— start —

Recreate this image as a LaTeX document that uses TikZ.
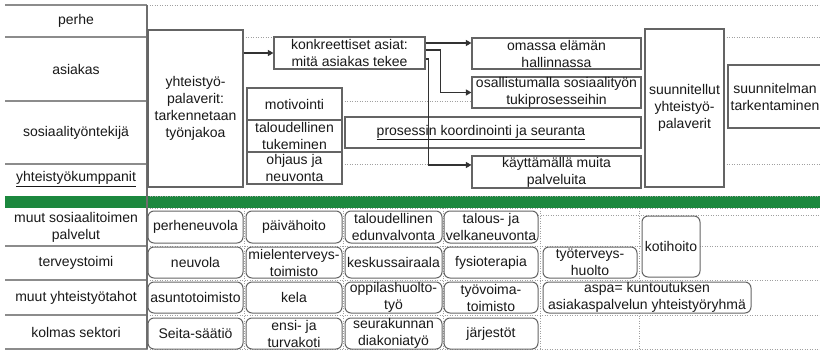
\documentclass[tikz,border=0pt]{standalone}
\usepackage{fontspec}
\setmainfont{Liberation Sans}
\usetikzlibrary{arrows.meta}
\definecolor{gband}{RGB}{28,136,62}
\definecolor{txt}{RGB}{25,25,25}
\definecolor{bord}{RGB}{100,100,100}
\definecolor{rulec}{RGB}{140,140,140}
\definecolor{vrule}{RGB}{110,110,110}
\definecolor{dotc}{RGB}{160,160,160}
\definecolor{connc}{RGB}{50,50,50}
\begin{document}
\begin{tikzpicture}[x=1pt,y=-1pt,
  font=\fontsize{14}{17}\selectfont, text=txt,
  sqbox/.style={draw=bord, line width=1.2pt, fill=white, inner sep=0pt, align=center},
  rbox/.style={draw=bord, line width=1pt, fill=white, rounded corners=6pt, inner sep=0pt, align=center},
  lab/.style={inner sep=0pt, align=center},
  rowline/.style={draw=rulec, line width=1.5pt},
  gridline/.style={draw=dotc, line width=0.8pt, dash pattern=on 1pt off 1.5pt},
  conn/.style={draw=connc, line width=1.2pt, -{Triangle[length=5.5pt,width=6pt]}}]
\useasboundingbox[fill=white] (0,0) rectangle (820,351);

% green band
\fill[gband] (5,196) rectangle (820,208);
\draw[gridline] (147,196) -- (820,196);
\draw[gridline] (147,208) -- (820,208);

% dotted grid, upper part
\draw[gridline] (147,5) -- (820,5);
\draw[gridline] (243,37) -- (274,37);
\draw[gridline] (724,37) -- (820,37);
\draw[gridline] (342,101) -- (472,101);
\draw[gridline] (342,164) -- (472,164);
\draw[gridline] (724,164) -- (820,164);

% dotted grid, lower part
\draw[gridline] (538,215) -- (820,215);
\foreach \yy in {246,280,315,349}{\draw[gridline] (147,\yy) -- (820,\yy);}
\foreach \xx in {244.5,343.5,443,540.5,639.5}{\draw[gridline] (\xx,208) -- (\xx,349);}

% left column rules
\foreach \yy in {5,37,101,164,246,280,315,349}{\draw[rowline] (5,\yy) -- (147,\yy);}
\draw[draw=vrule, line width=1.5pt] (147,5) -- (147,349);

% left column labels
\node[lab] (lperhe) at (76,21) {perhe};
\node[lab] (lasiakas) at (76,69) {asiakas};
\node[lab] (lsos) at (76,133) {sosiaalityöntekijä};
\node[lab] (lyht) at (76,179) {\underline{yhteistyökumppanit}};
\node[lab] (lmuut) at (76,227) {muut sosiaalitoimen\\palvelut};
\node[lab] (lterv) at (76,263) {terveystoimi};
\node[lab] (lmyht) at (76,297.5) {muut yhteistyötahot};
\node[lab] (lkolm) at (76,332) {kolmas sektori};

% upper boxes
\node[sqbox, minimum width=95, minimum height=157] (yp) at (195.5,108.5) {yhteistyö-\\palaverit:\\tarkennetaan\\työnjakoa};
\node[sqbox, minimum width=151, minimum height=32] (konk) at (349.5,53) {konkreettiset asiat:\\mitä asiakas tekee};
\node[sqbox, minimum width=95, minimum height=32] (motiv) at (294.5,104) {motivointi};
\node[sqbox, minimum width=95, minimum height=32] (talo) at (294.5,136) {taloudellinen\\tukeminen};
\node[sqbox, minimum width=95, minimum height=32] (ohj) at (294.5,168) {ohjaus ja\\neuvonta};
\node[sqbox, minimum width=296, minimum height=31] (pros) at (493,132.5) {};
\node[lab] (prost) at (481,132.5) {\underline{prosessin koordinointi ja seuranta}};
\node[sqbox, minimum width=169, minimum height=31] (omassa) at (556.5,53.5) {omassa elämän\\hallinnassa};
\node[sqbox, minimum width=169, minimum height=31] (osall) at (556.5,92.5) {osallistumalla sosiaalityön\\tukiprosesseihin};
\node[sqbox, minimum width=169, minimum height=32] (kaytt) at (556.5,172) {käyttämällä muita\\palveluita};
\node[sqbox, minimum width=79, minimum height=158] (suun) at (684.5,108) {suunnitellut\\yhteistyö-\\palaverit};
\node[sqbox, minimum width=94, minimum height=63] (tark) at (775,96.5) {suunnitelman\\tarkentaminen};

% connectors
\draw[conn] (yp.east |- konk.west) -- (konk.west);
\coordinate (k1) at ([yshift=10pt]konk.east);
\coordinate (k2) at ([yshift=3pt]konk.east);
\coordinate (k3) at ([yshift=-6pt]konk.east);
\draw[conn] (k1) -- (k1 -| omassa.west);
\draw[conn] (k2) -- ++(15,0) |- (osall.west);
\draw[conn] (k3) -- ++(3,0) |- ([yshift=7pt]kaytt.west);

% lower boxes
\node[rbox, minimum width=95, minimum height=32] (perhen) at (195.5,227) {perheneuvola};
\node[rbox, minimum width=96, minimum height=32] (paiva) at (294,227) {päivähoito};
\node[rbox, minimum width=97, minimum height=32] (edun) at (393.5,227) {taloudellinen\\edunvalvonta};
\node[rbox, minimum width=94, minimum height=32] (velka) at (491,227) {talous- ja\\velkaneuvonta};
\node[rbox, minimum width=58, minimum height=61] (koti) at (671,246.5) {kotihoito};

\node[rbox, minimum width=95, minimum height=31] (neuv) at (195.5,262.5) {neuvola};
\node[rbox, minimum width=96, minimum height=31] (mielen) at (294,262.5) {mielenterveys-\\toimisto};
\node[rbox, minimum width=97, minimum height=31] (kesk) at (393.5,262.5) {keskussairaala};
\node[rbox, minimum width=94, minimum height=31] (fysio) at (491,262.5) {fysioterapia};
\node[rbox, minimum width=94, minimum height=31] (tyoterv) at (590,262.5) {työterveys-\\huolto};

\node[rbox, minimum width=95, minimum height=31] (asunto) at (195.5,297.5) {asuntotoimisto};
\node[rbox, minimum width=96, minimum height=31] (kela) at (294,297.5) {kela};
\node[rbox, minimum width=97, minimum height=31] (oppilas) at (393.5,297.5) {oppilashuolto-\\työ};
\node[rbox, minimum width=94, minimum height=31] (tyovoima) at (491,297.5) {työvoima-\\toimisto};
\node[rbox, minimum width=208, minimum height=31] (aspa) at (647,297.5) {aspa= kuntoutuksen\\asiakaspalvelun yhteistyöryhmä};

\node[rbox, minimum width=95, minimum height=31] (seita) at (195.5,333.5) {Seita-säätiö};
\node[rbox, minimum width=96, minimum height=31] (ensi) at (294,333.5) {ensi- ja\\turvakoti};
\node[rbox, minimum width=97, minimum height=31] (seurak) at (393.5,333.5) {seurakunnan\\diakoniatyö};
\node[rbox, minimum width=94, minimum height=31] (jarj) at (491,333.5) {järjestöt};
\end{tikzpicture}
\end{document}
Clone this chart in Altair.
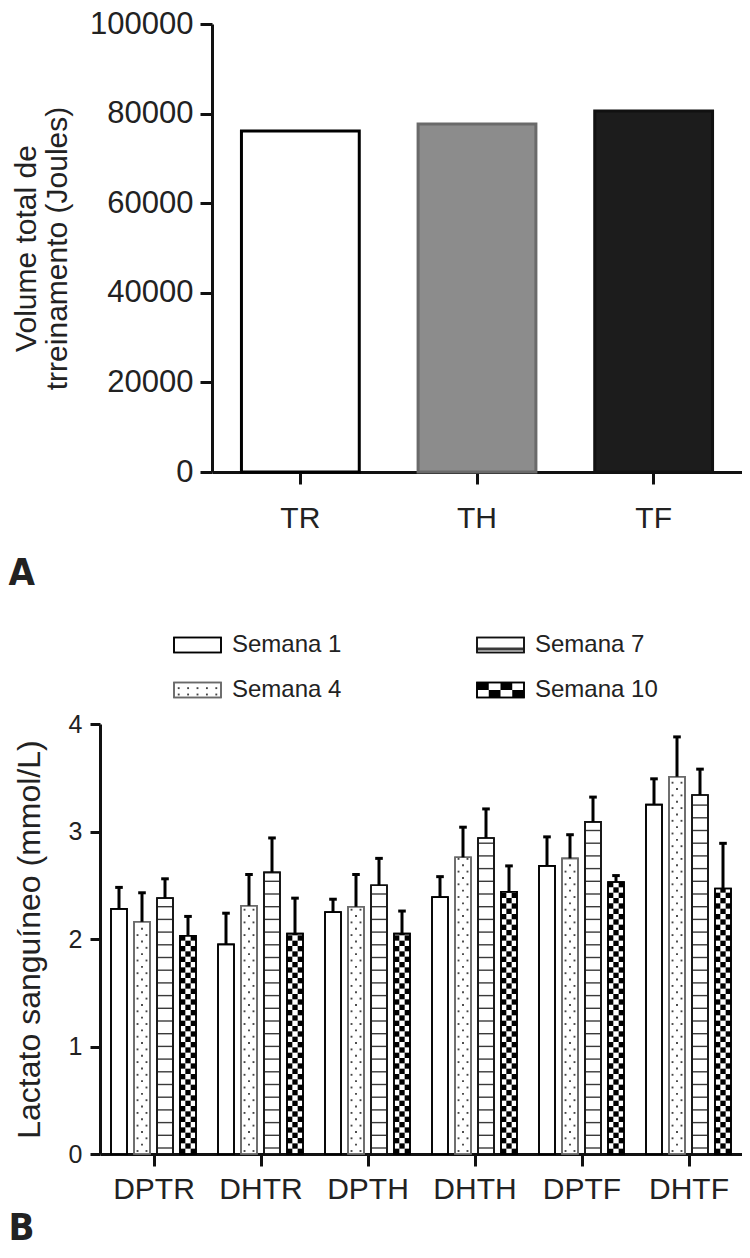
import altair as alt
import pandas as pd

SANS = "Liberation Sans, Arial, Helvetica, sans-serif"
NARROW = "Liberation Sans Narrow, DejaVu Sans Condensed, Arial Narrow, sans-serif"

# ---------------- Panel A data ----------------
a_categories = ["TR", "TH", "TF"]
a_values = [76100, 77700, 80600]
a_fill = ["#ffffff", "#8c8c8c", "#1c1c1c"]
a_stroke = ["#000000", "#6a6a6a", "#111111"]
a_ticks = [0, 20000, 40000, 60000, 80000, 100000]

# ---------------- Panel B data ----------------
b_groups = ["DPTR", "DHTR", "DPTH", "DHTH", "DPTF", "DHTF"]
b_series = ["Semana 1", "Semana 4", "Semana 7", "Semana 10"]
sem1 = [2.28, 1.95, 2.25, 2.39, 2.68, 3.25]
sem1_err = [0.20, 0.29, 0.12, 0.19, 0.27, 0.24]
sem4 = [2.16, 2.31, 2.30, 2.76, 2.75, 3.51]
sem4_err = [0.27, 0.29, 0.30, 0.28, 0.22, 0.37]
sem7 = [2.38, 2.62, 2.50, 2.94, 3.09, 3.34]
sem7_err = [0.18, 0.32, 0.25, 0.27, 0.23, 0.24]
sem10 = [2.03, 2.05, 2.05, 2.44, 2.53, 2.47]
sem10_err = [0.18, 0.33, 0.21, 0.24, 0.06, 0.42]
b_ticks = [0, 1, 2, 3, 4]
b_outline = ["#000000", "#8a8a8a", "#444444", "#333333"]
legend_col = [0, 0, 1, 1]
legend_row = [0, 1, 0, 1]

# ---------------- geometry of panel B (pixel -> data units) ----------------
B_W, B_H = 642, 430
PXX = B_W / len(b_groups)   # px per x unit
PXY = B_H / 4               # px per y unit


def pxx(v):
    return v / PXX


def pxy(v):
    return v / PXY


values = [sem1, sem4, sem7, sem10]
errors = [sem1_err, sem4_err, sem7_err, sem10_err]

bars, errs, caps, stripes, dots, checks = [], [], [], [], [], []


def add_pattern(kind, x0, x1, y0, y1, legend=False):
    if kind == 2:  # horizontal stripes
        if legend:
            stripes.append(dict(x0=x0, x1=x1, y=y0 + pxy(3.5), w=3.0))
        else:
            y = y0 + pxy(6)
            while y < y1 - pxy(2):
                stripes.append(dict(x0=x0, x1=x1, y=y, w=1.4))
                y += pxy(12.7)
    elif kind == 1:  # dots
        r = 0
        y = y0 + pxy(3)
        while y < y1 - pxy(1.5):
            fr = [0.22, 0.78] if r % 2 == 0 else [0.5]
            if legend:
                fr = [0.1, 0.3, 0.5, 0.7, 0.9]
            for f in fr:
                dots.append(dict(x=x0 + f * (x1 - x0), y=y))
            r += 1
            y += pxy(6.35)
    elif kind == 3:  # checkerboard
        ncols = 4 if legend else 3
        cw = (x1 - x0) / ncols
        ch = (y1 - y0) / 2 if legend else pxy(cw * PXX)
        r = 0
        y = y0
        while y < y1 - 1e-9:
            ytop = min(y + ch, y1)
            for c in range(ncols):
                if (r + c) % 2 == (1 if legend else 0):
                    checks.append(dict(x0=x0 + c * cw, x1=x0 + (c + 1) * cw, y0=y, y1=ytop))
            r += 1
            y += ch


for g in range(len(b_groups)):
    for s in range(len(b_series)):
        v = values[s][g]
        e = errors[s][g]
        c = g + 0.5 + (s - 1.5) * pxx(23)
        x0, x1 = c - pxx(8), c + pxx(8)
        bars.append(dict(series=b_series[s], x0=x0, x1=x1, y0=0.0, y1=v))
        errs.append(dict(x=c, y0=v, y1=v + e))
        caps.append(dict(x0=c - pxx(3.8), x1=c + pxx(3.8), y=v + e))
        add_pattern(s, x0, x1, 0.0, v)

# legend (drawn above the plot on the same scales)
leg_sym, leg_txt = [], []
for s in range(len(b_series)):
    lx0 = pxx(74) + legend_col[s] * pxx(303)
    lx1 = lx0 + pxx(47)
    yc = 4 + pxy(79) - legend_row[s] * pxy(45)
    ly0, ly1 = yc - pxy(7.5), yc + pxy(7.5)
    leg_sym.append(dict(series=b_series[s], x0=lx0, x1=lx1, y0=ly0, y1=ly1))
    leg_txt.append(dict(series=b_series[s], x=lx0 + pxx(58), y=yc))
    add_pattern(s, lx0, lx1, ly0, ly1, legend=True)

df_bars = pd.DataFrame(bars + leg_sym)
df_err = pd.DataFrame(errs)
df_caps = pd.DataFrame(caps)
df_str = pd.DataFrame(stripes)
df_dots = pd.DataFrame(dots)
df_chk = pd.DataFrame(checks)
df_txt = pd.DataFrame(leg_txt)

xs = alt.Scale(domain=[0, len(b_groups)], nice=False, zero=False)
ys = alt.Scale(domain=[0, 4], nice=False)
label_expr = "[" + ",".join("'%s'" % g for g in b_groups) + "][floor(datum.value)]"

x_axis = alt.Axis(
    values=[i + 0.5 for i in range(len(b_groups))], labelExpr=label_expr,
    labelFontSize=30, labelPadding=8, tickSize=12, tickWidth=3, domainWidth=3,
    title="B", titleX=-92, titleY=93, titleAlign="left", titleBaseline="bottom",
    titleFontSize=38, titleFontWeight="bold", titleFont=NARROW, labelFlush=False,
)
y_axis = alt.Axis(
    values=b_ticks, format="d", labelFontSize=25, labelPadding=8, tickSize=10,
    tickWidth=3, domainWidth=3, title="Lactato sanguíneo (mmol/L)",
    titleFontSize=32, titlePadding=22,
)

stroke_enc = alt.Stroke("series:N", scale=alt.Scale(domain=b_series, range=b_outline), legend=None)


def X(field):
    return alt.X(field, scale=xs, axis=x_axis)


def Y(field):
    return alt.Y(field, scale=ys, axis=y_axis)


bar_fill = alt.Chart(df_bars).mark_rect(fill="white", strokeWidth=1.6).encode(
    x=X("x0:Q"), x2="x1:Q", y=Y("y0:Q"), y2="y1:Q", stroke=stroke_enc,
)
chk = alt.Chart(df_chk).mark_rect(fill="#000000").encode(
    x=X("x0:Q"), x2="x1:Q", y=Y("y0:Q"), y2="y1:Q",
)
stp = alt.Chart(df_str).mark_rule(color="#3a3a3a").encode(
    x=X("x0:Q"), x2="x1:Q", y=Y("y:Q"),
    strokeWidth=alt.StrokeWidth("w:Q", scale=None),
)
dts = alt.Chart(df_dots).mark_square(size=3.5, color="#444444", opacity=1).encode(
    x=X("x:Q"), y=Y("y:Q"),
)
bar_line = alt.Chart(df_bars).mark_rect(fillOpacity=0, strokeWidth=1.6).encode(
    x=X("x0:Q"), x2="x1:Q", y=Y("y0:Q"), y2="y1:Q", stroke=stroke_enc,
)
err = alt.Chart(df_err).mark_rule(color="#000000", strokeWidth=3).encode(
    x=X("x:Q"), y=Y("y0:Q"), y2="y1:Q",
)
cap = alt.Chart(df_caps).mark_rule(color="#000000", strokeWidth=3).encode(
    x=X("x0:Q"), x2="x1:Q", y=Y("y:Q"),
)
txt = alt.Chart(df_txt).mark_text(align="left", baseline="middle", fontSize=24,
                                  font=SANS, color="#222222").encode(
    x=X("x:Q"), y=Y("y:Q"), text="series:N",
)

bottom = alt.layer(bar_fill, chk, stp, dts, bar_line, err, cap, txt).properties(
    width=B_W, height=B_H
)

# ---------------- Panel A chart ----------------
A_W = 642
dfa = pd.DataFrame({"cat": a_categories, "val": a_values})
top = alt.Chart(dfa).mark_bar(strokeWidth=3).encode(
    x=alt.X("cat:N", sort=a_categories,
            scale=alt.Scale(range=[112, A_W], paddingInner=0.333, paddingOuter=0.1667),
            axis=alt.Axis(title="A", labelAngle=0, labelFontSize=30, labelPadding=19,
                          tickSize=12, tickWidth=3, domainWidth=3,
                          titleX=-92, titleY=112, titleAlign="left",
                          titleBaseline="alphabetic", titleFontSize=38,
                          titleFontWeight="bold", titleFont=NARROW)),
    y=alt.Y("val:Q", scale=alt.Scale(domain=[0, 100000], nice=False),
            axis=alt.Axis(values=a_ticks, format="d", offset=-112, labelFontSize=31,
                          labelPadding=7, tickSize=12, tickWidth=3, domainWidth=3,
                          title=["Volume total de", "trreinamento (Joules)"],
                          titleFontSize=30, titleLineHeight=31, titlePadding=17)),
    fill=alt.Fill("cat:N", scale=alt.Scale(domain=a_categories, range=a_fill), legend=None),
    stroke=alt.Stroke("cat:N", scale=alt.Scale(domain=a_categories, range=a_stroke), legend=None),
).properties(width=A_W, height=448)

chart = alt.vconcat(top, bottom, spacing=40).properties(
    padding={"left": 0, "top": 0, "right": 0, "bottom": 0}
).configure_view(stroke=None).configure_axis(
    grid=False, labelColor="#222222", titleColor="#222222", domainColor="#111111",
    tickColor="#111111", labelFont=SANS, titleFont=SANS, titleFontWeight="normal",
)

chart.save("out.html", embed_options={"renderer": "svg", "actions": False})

— end —

# Exercise objective
Search the records above for "this". Copy each line where it is found.

# Solution to the exercise
Recreate this image as a LaTeX document that uses TikZ.
Clone this chart in Altair.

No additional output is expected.